──────── Entries shown
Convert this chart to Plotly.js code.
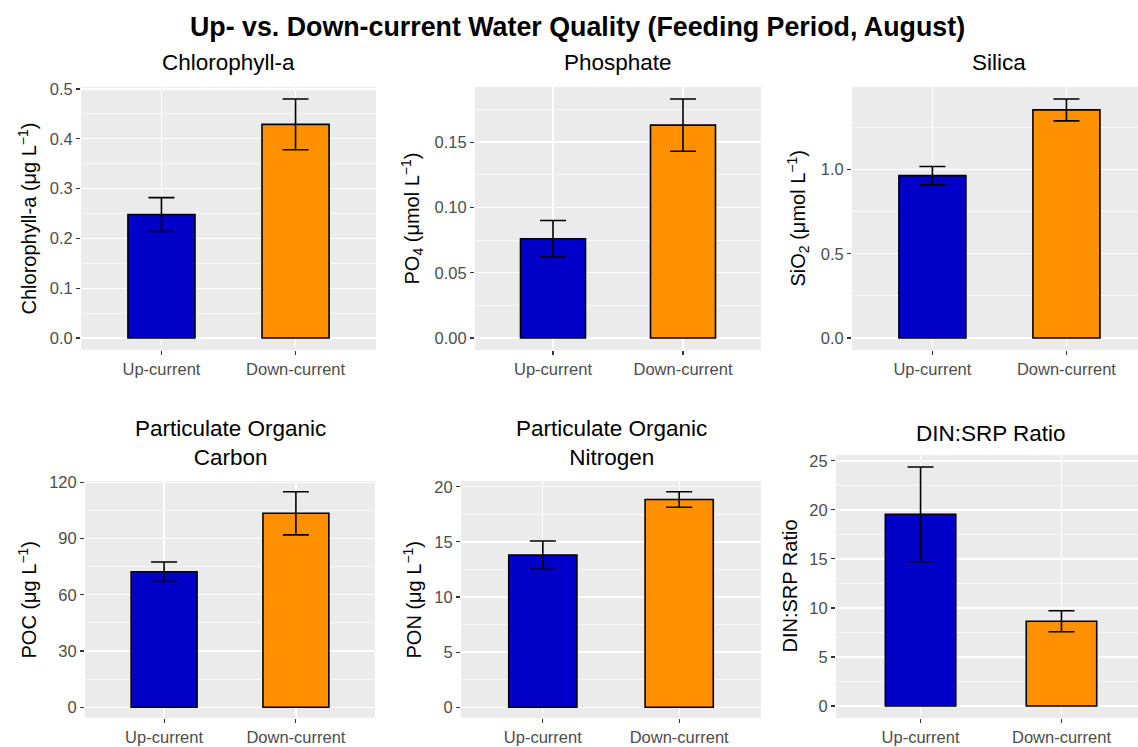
<!DOCTYPE html>
<html>
<head>
<meta charset="utf-8">
<script src="https://cdn.plot.ly/plotly-3.0.1.min.js"></script>
<style>html,body{margin:0;padding:0;background:#fff;}#chart{width:1138px;height:747px;}</style>
</head>
<body>
<div id="chart"></div>
<script>
// ---- data ----
const categories = ["Up-current", "Down-current"];
const barColors = ["#0000C8", "#FF9000"];

const chlaMean = [0.248, 0.429];
const chlaSE   = [0.034, 0.051];
const po4Mean  = [0.076, 0.163];
const po4SE    = [0.014, 0.020];
const sio2Mean = [0.963, 1.353];
const sio2SE   = [0.054, 0.065];
const pocMean  = [72.3, 103.5];
const pocSE    = [5.2, 11.5];
const ponMean  = [13.8, 18.85];
const ponSE    = [1.28, 0.70];
const dinMean  = [19.55, 8.65];
const dinSE    = [4.83, 1.07];

const panelTitles = ["Chlorophyll-a", "Phosphate", "Silica",
  "Particulate Organic<br>Carbon", "Particulate Organic<br>Nitrogen", "DIN:SRP Ratio"];
const yTitles = ["Chlorophyll-a (μg L<sup>−1</sup>)", "PO<sub>4</sub> (μmol L<sup>−1</sup>)",
  "SiO<sub>2</sub> (μmol L<sup>−1</sup>)", "POC (μg L<sup>−1</sup>)",
  "PON (μg L<sup>−1</sup>)", "DIN:SRP Ratio"];
const mainTitle = "Up- vs. Down-current Water Quality (Feeding Period, August)";

// ---- layout geometry (pixels) ----
const W = 1138, H = 747;
const panels = [
  {m: chlaMean, s: chlaSE, x0: 81,  x1: 376,  y0: 87,  y1: 350, xr: 1.6,   dt: 0.1,  fmt: ".1f", tx: 228.5, ty: 63,  ax: 27},
  {m: po4Mean,  s: po4SE,  x0: 475, x1: 761,  y0: 87,  y1: 350, xr: 1.6,   dt: 0.05, fmt: ".2f", tx: 618,   ty: 63,  ax: 412},
  {m: sio2Mean, s: sio2SE, x0: 852, x1: 1138, y0: 87,  y1: 350, xr: 1.534, dt: 0.5,  fmt: ".1f", tx: 999.4, ty: 63,  ax: 798},
  {m: pocMean,  s: pocSE,  x0: 85,  x1: 375,  y0: 481, y1: 718, xr: 1.6,   dt: 30,   fmt: "d",   tx: 230,   ty: 443, ax: 27},
  {m: ponMean,  s: ponSE,  x0: 461, x1: 761,  y0: 481, y1: 718, xr: 1.6,   dt: 5,    fmt: "d",   tx: 611,   ty: 443, ax: 412},
  {m: dinMean,  s: dinSE,  x0: 836, x1: 1138, y0: 455, y1: 718, xr: 1.543, dt: 5,    fmt: "d",   tx: 991,   ty: 433, ax: 789}
];

const FONT = "Liberation Sans, Arial, Helvetica, sans-serif";
const traces = [];
const layout = {
  width: W, height: H,
  margin: {l: 0, r: 0, t: 0, b: 0},
  paper_bgcolor: "#ffffff",
  plot_bgcolor: "#ffffff",
  showlegend: false,
  font: {family: FONT, color: "#000"},
  title: {text: "<b>" + mainTitle + "</b>", x: 577.5 / W, xanchor: "center",
          y: 1 - 27 / H, yanchor: "middle", font: {family: FONT, size: 26.8, color: "#000"}},
  annotations: [],
  shapes: []
};

panels.forEach((p, i) => {
  const n = i + 1;
  const xa = "x" + (n === 1 ? "" : n), ya = "y" + (n === 1 ? "" : n);
  const top = Math.max(...p.m.map((v, k) => v + p.s[k]));
  traces.push({
    type: "bar", x: categories, y: p.m, xaxis: xa, yaxis: ya, width: 0.5,
    marker: {color: barColors, line: {color: "#000", width: 1.6}},
    error_y: {type: "data", array: p.s, visible: true, color: "#000", thickness: 1.6, width: 13},
    hoverinfo: "x+y"
  });
  const axX = {
    domain: [p.x0 / W, p.x1 / W], anchor: ya, type: "category",
    range: [-0.6, p.xr], showgrid: true, gridcolor: "#ffffff", gridwidth: 1.3,
    ticks: "outside", ticklen: 4, tickwidth: 1.1, tickcolor: "#333333",
    tickfont: {family: FONT, size: 16.5, color: "#4D4D4D"},
    showline: false, zeroline: false, fixedrange: true
  };
  const axY = {
    domain: [1 - p.y1 / H, 1 - p.y0 / H], anchor: xa,
    range: [-0.05 * top, 1.05 * top], dtick: p.dt, tick0: 0, tickformat: p.fmt,
    showgrid: true, gridcolor: "#ffffff", gridwidth: 1.3,
    minor: {dtick: p.dt / 2, showgrid: true, gridcolor: "#ffffff", gridwidth: 0.6, ticks: ""},
    ticks: "outside", ticklen: 4, tickwidth: 1.1, tickcolor: "#333333",
    tickfont: {family: FONT, size: 16.5, color: "#4D4D4D"},
    showline: false, zeroline: false, fixedrange: true
  };
  layout["xaxis" + (n === 1 ? "" : n)] = axX;
  layout["yaxis" + (n === 1 ? "" : n)] = axY;
  // gray panel background
  layout.shapes.push({type: "rect", xref: "paper", yref: "paper", layer: "below",
    x0: p.x0 / W, x1: p.x1 / W, y0: 1 - p.y1 / H, y1: 1 - p.y0 / H,
    fillcolor: "#EBEBEB", line: {width: 0}});
  // panel title
  layout.annotations.push({text: panelTitles[i], xref: "paper", yref: "paper",
    x: p.tx / W, y: 1 - p.ty / H, xanchor: "center", yanchor: "middle", showarrow: false,
    font: {family: FONT, size: 22.5, color: "#000"}});
  // y axis title
  layout.annotations.push({text: yTitles[i], xref: "paper", yref: "paper",
    x: p.ax / W, y: 1 - ((p.y0 + p.y1) / 2) / H, xanchor: "center", yanchor: "middle",
    textangle: -90, showarrow: false, font: {family: FONT, size: 20, color: "#000"}});
});

Plotly.newPlot("chart", traces, layout, {staticPlot: true, displayModeBar: false});
</script>
</body>
</html>
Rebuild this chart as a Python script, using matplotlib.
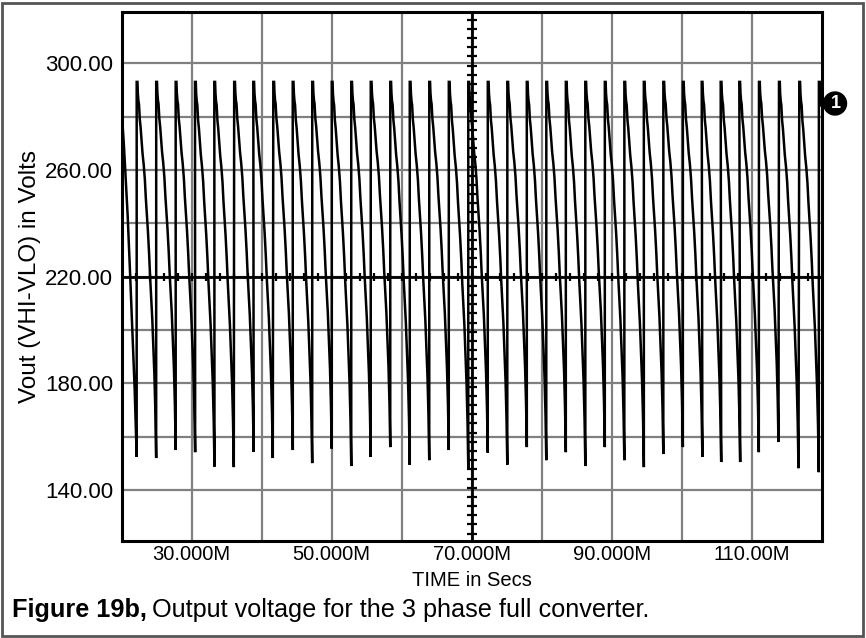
────────────────
§ **The problem**
Quote every line of the records above exactly; no picture is to be copied.

§ **Task answer**
Convert this chart to Plotly.js code.
<!DOCTYPE html>
<html>
<head>
<meta charset="utf-8">
<script src="https://cdn.plot.ly/plotly-3.0.1.min.js"></script>
<style>html,body{margin:0;padding:0;background:#fff;}#chart{width:1138px;height:747px;}</style>
</head>
<body>
<div id="chart"></div>
<script>
// ---- data ----
const categories = ["Up-current", "Down-current"];
const barColors = ["#0000C8", "#FF9000"];

const chlaMean = [0.248, 0.429];
const chlaSE   = [0.034, 0.051];
const po4Mean  = [0.076, 0.163];
const po4SE    = [0.014, 0.020];
const sio2Mean = [0.963, 1.353];
const sio2SE   = [0.054, 0.065];
const pocMean  = [72.3, 103.5];
const pocSE    = [5.2, 11.5];
const ponMean  = [13.8, 18.85];
const ponSE    = [1.28, 0.70];
const dinMean  = [19.55, 8.65];
const dinSE    = [4.83, 1.07];

const panelTitles = ["Chlorophyll-a", "Phosphate", "Silica",
  "Particulate Organic<br>Carbon", "Particulate Organic<br>Nitrogen", "DIN:SRP Ratio"];
const yTitles = ["Chlorophyll-a (μg L<sup>−1</sup>)", "PO<sub>4</sub> (μmol L<sup>−1</sup>)",
  "SiO<sub>2</sub> (μmol L<sup>−1</sup>)", "POC (μg L<sup>−1</sup>)",
  "PON (μg L<sup>−1</sup>)", "DIN:SRP Ratio"];
const mainTitle = "Up- vs. Down-current Water Quality (Feeding Period, August)";

// ---- layout geometry (pixels) ----
const W = 1138, H = 747;
const panels = [
  {m: chlaMean, s: chlaSE, x0: 81,  x1: 376,  y0: 87,  y1: 350, xr: 1.6,   dt: 0.1,  fmt: ".1f", tx: 228.5, ty: 63,  ax: 27},
  {m: po4Mean,  s: po4SE,  x0: 475, x1: 761,  y0: 87,  y1: 350, xr: 1.6,   dt: 0.05, fmt: ".2f", tx: 618,   ty: 63,  ax: 412},
  {m: sio2Mean, s: sio2SE, x0: 852, x1: 1138, y0: 87,  y1: 350, xr: 1.534, dt: 0.5,  fmt: ".1f", tx: 999.4, ty: 63,  ax: 798},
  {m: pocMean,  s: pocSE,  x0: 85,  x1: 375,  y0: 481, y1: 718, xr: 1.6,   dt: 30,   fmt: "d",   tx: 230,   ty: 443, ax: 27},
  {m: ponMean,  s: ponSE,  x0: 461, x1: 761,  y0: 481, y1: 718, xr: 1.6,   dt: 5,    fmt: "d",   tx: 611,   ty: 443, ax: 412},
  {m: dinMean,  s: dinSE,  x0: 836, x1: 1138, y0: 455, y1: 718, xr: 1.543, dt: 5,    fmt: "d",   tx: 991,   ty: 433, ax: 789}
];

const FONT = "Liberation Sans, Arial, Helvetica, sans-serif";
const traces = [];
const layout = {
  width: W, height: H,
  margin: {l: 0, r: 0, t: 0, b: 0},
  paper_bgcolor: "#ffffff",
  plot_bgcolor: "#ffffff",
  showlegend: false,
  font: {family: FONT, color: "#000"},
  title: {text: "<b>" + mainTitle + "</b>", x: 577.5 / W, xanchor: "center",
          y: 1 - 27 / H, yanchor: "middle", font: {family: FONT, size: 26.8, color: "#000"}},
  annotations: [],
  shapes: []
};

panels.forEach((p, i) => {
  const n = i + 1;
  const xa = "x" + (n === 1 ? "" : n), ya = "y" + (n === 1 ? "" : n);
  const top = Math.max(...p.m.map((v, k) => v + p.s[k]));
  traces.push({
    type: "bar", x: categories, y: p.m, xaxis: xa, yaxis: ya, width: 0.5,
    marker: {color: barColors, line: {color: "#000", width: 1.6}},
    error_y: {type: "data", array: p.s, visible: true, color: "#000", thickness: 1.6, width: 13},
    hoverinfo: "x+y"
  });
  const axX = {
    domain: [p.x0 / W, p.x1 / W], anchor: ya, type: "category",
    range: [-0.6, p.xr], showgrid: true, gridcolor: "#ffffff", gridwidth: 1.3,
    ticks: "outside", ticklen: 4, tickwidth: 1.1, tickcolor: "#333333",
    tickfont: {family: FONT, size: 16.5, color: "#4D4D4D"},
    showline: false, zeroline: false, fixedrange: true
  };
  const axY = {
    domain: [1 - p.y1 / H, 1 - p.y0 / H], anchor: xa,
    range: [-0.05 * top, 1.05 * top], dtick: p.dt, tick0: 0, tickformat: p.fmt,
    showgrid: true, gridcolor: "#ffffff", gridwidth: 1.3,
    minor: {dtick: p.dt / 2, showgrid: true, gridcolor: "#ffffff", gridwidth: 0.6, ticks: ""},
    ticks: "outside", ticklen: 4, tickwidth: 1.1, tickcolor: "#333333",
    tickfont: {family: FONT, size: 16.5, color: "#4D4D4D"},
    showline: false, zeroline: false, fixedrange: true
  };
  layout["xaxis" + (n === 1 ? "" : n)] = axX;
  layout["yaxis" + (n === 1 ? "" : n)] = axY;
  // gray panel background
  layout.shapes.push({type: "rect", xref: "paper", yref: "paper", layer: "below",
    x0: p.x0 / W, x1: p.x1 / W, y0: 1 - p.y1 / H, y1: 1 - p.y0 / H,
    fillcolor: "#EBEBEB", line: {width: 0}});
  // panel title
  layout.annotations.push({text: panelTitles[i], xref: "paper", yref: "paper",
    x: p.tx / W, y: 1 - p.ty / H, xanchor: "center", yanchor: "middle", showarrow: false,
    font: {family: FONT, size: 22.5, color: "#000"}});
  // y axis title
  layout.annotations.push({text: yTitles[i], xref: "paper", yref: "paper",
    x: p.ax / W, y: 1 - ((p.y0 + p.y1) / 2) / H, xanchor: "center", yanchor: "middle",
    textangle: -90, showarrow: false, font: {family: FONT, size: 20, color: "#000"}});
});

Plotly.newPlot("chart", traces, layout, {staticPlot: true, displayModeBar: false});
</script>
</body>
</html>
Rebuild this chart as a Python script, using matplotlib.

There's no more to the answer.